On Thursday, 27 February 2014 at 13:27:14 UTC, Remo wrote:

Apparently C# will get it in the next version.
http://blogs.msdn.com/b/jerrynixon/archive/2014/02/26/at-last-c-is-getting-sometimes-called-the-safe-navigation-operator.aspx

What do you think how well would this work in D2 ?

AFAIKS nullability in Kotlin has already been mentioned, but not how you have to declare some value to be nullable:

    var value : String = ""
    value = "hello" // fine
    value = null // compiler error: must not assign null

    var valueOrNull : String?
    valueOrNull = null // line 5

Assigning null to valueOrNull in line 5 is fine as valueOrNull is declared to be String or null (denoted by the ? in String?). However, also Kotlin does not get around the Scala/Rust-style Otpion class this way, see http://kenbarclay.blogspot.de/2014/02/kotlin-option-type-1.html and http://kenbarclay.blogspot.de/2014/02/kotlin-option-type-2.html. Let's say you retrieve the value associated with some key from some map and the key does not exist in the map. Then you would get null from the retrieval and the compiler can't tell at compile time. So you need return an Option object to force the user to check for the value returned being null.

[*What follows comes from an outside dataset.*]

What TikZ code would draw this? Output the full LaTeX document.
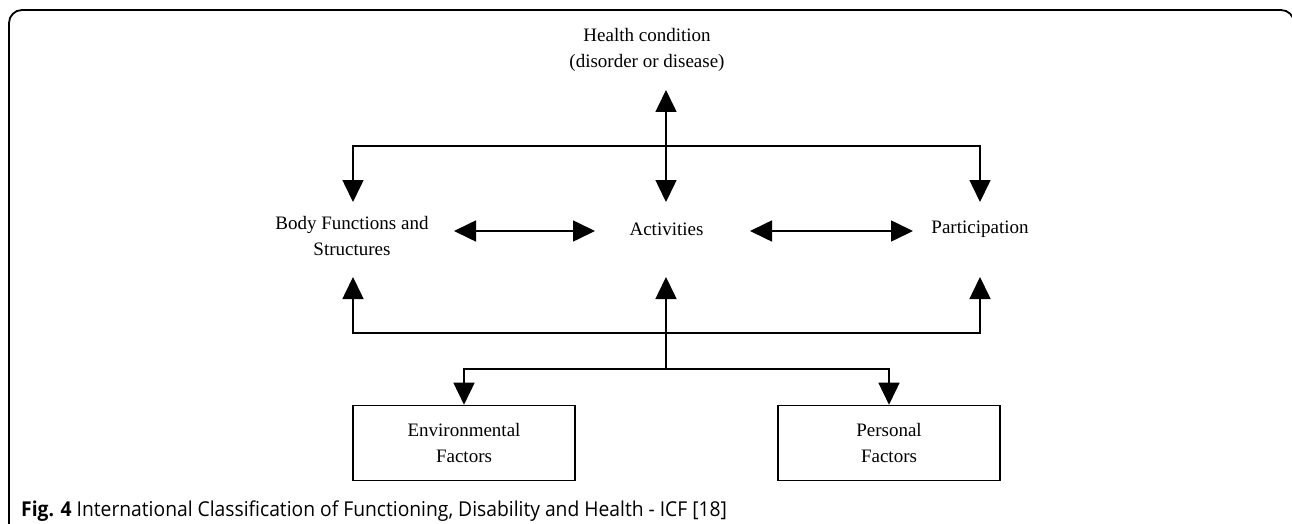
\documentclass[tikz,border=0pt]{standalone}
\usepackage{fontspec}
\setmainfont{Liberation Serif}
\newfontfamily\capfont{Open Sans}
\usetikzlibrary{arrows.meta}
\begin{document}
\begin{tikzpicture}[x=1pt,y=-1pt,
  conn/.style={line width=1.6pt, draw=black},
  tip/.style={conn, -{Triangle[length=22pt,width=21pt]}},
  dtip/.style={conn, {Triangle[length=22pt,width=21pt]}-{Triangle[length=22pt,width=21pt]}},
  lbl/.style={font=\fontsize{19}{26}\selectfont, align=center, inner sep=0pt},
  factor/.style={lbl, draw, line width=1.6pt, minimum width=222pt, minimum height=75pt}]
\useasboundingbox (0,0) rectangle (1292,524);
% frame
\draw[line width=1.8pt, rounded corners=13pt] (9,530) -- (9,10) -- (1294,10) -- (1294,530);
% text nodes
\node[lbl] (health) at (647,50) {Health condition\\(disorder or disease)};
\node[lbl] (body) at (352,236) {Body Functions and\\Structures};
\node[lbl] (act) at (666.5,229) {Activities};
\node[lbl] (part) at (980,229) {Participation};
\node[factor] (env) at (464,443) {Environmental\\Factors};
\node[factor] (pers) at (889,443) {Personal\\Factors};
% connector coordinates
\coordinate (hup) at (666,90);
\coordinate (hdown) at (666,202);
\coordinate (topbar) at (666,146);
\coordinate (bodyin) at (353,202);
\coordinate (partin) at (980,202);
\coordinate (bodyout) at (353,277);
\coordinate (actout) at (666,277);
\coordinate (partout) at (980,277);
\coordinate (botbar) at (666,333);
\coordinate (branch) at (666,369);
\coordinate (ba1) at (454,231);
\coordinate (ba2) at (595,231);
\coordinate (ap1) at (750,231);
\coordinate (ap2) at (913,231);
% connectors
\draw[dtip] (hup) -- (hdown);
\draw[tip] (topbar) -| (bodyin);
\draw[tip] (topbar) -| (partin);
\draw[dtip] (ba1) -- (ba2);
\draw[dtip] (ap1) -- (ap2);
\draw[tip] (botbar) -| (bodyout);
\draw[tip] (botbar) -- (actout);
\draw[tip] (botbar) -| (partout);
\draw[conn] (botbar) -- (branch);
\draw[tip] (branch) -| (env.north);
\draw[tip] (branch) -| (pers.north);
% caption
\node[anchor=west, inner sep=0pt, font=\capfont\fontsize{20.5}{24}\selectfont] (cap) at (21,511)
  {\scalebox{0.94}[1]{\textbf{Fig. 4} International Classification of Functioning, Disability and Health - ICF [18]}};
\end{tikzpicture}
\end{document}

My preliminary conclusion to this is that in the end you have to introduce an Option type as in other languages. I would say this pretty much makes a need for a language extension obsolete. To be consistent you would have to add new methods to Phobos and other libraries to return Option (e.g., for the map class and others). If you want to you can still add your ?. method to subclasses of Option (aka None and Some).